STATED GOAL: Using the entries shown below, output the line containing "Write a web", the line containing "const blackEnd = -0.2;", and every line between them, exactly. Pictures are omitted.
-- BEGIN WORKING DATA --
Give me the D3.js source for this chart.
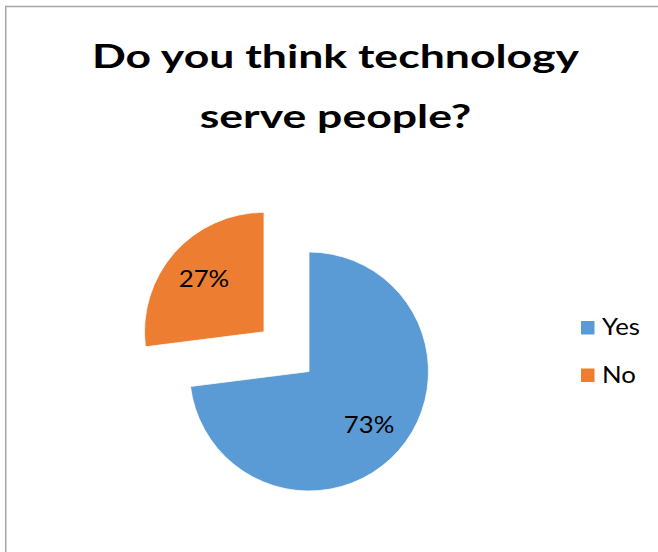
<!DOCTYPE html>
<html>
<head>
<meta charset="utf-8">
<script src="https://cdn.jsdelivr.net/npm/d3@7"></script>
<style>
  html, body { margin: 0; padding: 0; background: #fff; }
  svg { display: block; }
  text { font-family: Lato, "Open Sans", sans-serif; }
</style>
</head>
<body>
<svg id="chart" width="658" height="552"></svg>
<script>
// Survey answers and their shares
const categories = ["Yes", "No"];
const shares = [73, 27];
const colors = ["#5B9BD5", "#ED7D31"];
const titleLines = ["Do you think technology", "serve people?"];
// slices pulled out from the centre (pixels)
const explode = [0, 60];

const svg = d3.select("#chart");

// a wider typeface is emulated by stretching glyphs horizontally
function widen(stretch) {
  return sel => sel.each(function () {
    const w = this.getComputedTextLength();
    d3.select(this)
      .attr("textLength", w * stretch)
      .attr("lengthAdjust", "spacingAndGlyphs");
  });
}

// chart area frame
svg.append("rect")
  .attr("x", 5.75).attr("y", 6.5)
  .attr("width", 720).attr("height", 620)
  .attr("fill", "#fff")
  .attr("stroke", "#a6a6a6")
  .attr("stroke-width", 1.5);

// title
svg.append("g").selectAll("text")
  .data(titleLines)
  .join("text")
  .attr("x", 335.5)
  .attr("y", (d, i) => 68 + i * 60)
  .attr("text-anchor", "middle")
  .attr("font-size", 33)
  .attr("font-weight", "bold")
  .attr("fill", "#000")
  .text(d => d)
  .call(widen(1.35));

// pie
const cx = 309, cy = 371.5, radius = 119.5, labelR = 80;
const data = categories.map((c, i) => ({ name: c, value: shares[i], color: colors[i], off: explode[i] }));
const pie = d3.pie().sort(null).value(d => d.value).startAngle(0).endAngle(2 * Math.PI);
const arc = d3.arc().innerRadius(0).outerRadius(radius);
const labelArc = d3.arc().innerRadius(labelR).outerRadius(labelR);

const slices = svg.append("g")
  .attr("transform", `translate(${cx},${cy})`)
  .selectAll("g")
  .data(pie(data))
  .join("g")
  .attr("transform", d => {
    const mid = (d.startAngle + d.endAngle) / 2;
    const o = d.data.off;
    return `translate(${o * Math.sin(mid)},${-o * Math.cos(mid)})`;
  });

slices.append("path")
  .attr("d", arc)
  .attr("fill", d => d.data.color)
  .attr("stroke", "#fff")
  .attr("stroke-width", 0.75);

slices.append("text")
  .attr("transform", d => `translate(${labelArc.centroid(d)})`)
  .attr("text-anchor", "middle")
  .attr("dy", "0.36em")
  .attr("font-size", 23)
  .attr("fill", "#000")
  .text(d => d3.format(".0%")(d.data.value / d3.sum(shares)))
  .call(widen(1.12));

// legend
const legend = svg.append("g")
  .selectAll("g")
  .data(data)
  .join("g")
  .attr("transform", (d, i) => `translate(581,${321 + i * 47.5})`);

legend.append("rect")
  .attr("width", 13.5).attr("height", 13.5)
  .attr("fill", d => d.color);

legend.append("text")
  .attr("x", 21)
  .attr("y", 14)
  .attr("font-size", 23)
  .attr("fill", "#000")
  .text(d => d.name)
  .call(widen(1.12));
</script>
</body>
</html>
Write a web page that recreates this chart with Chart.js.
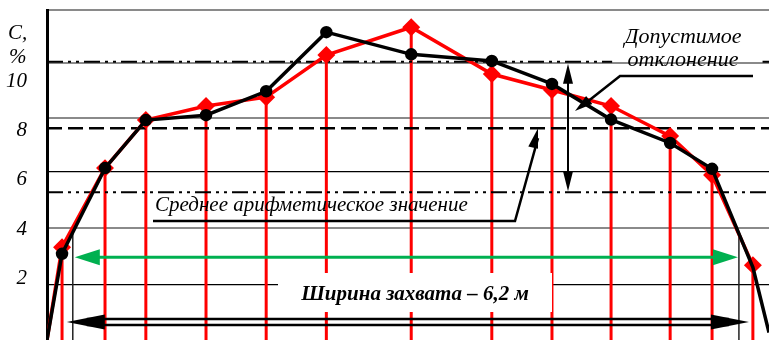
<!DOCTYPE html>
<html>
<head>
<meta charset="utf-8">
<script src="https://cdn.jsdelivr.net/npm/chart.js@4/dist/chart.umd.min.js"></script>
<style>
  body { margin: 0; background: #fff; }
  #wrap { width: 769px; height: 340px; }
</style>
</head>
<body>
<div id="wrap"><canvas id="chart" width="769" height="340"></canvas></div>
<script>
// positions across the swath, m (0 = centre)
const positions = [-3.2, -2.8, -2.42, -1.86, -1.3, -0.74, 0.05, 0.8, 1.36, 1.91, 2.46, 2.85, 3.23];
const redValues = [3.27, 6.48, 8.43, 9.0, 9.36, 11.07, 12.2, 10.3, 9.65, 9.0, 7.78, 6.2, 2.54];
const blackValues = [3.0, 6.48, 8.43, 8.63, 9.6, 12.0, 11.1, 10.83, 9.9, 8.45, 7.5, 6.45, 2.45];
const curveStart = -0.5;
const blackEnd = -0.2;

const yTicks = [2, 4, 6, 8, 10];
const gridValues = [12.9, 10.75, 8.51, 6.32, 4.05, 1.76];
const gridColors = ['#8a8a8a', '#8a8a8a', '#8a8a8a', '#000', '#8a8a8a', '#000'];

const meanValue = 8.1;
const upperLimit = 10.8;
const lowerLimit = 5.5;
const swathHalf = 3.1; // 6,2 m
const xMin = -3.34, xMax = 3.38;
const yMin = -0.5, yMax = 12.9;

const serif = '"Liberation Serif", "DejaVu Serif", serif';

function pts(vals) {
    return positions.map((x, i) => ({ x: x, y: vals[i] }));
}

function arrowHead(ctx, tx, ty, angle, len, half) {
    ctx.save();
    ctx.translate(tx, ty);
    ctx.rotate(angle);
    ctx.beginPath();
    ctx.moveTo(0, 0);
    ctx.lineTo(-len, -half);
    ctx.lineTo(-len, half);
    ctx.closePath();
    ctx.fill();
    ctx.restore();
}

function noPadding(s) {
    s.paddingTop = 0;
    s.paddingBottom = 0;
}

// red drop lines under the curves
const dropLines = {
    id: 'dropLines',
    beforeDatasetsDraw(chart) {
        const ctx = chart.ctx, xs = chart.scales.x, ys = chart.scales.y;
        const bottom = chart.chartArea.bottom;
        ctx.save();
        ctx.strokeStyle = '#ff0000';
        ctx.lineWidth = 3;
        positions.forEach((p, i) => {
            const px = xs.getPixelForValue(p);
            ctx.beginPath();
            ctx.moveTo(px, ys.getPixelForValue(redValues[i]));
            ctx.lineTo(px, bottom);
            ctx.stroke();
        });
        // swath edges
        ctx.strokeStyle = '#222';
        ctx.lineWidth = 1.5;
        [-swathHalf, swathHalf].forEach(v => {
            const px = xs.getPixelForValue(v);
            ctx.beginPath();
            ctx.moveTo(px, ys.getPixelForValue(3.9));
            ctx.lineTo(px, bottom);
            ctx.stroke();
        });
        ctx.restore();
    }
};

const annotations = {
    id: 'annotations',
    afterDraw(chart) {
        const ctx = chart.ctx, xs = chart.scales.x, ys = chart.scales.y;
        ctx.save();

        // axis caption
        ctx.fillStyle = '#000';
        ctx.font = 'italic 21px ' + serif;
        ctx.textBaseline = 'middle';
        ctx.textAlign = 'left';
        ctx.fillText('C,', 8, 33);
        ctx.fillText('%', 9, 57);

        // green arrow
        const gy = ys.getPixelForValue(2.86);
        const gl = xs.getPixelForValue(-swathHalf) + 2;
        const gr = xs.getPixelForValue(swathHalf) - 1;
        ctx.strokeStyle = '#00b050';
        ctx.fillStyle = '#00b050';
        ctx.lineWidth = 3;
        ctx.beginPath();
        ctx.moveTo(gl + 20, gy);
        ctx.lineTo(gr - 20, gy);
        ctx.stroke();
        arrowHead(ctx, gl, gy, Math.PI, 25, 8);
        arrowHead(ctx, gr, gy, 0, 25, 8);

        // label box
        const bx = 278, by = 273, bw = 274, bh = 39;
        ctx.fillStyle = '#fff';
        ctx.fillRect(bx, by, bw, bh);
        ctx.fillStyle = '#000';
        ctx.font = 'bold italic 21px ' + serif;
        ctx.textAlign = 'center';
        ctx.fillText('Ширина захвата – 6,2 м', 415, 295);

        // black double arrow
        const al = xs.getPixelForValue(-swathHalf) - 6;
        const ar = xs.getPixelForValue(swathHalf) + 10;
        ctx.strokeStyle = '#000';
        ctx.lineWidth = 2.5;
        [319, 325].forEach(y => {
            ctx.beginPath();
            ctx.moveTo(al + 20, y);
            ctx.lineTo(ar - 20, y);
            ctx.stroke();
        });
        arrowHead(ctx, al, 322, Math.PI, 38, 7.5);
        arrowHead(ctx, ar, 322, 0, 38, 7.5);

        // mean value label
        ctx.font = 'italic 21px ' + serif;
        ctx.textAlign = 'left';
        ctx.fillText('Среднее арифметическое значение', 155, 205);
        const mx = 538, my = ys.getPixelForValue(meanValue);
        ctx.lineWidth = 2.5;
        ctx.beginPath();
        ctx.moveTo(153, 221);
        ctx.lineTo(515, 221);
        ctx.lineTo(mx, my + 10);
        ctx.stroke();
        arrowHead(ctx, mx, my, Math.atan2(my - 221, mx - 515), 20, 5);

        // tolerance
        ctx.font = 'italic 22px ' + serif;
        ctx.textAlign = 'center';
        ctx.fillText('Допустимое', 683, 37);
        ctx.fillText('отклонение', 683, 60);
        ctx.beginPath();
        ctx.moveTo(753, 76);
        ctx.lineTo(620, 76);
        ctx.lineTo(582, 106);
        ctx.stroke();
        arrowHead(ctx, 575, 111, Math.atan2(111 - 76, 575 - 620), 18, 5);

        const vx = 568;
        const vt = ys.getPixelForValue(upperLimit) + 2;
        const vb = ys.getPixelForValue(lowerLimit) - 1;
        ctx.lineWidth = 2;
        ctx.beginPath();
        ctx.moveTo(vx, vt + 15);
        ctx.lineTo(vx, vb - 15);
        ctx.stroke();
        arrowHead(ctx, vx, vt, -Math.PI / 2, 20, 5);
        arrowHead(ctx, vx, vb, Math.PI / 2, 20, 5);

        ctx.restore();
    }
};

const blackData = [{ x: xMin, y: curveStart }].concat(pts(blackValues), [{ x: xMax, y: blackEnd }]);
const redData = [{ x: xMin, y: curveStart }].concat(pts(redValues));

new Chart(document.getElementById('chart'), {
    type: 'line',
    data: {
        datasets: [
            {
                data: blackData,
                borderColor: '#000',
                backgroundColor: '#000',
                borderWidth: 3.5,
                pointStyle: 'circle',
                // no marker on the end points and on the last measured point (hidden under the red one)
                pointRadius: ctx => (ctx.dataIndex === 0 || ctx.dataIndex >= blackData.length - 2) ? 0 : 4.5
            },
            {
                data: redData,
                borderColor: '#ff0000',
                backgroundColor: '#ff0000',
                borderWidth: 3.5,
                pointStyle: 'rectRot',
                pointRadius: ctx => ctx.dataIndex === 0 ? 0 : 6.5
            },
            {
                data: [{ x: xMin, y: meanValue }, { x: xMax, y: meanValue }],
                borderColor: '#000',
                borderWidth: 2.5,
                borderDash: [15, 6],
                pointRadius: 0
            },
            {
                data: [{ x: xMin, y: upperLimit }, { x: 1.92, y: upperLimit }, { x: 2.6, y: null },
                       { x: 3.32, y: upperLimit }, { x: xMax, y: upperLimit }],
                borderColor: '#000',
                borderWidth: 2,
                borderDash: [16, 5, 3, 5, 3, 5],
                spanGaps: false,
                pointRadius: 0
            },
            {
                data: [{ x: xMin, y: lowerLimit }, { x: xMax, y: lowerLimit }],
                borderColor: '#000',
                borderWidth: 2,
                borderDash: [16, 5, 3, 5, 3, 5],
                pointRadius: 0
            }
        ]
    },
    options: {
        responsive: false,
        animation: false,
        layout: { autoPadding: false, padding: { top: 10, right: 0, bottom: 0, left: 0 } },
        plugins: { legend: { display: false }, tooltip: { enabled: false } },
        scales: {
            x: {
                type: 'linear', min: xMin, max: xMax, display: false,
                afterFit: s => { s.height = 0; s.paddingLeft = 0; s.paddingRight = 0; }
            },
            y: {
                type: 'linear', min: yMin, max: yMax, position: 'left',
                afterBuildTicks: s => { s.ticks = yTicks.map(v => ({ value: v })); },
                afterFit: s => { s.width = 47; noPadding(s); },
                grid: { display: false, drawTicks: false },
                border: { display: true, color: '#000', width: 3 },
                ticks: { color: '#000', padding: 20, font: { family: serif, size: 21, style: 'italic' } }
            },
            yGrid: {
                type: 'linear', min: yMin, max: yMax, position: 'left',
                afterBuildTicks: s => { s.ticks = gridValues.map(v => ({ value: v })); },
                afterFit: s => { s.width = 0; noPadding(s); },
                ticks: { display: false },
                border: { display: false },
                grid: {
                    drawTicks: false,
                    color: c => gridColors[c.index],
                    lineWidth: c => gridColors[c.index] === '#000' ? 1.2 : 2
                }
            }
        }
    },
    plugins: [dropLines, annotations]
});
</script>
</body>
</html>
-- END WORKING DATA --
FULL SOLUTION:
Write a web page that recreates this chart with Chart.js.
<!DOCTYPE html>
<html>
<head>
<meta charset="utf-8">
<script src="https://cdn.jsdelivr.net/npm/chart.js@4/dist/chart.umd.min.js"></script>
<style>
  body { margin: 0; background: #fff; }
  #wrap { width: 769px; height: 340px; }
</style>
</head>
<body>
<div id="wrap"><canvas id="chart" width="769" height="340"></canvas></div>
<script>
// positions across the swath, m (0 = centre)
const positions = [-3.2, -2.8, -2.42, -1.86, -1.3, -0.74, 0.05, 0.8, 1.36, 1.91, 2.46, 2.85, 3.23];
const redValues = [3.27, 6.48, 8.43, 9.0, 9.36, 11.07, 12.2, 10.3, 9.65, 9.0, 7.78, 6.2, 2.54];
const blackValues = [3.0, 6.48, 8.43, 8.63, 9.6, 12.0, 11.1, 10.83, 9.9, 8.45, 7.5, 6.45, 2.45];
const curveStart = -0.5;
const blackEnd = -0.2;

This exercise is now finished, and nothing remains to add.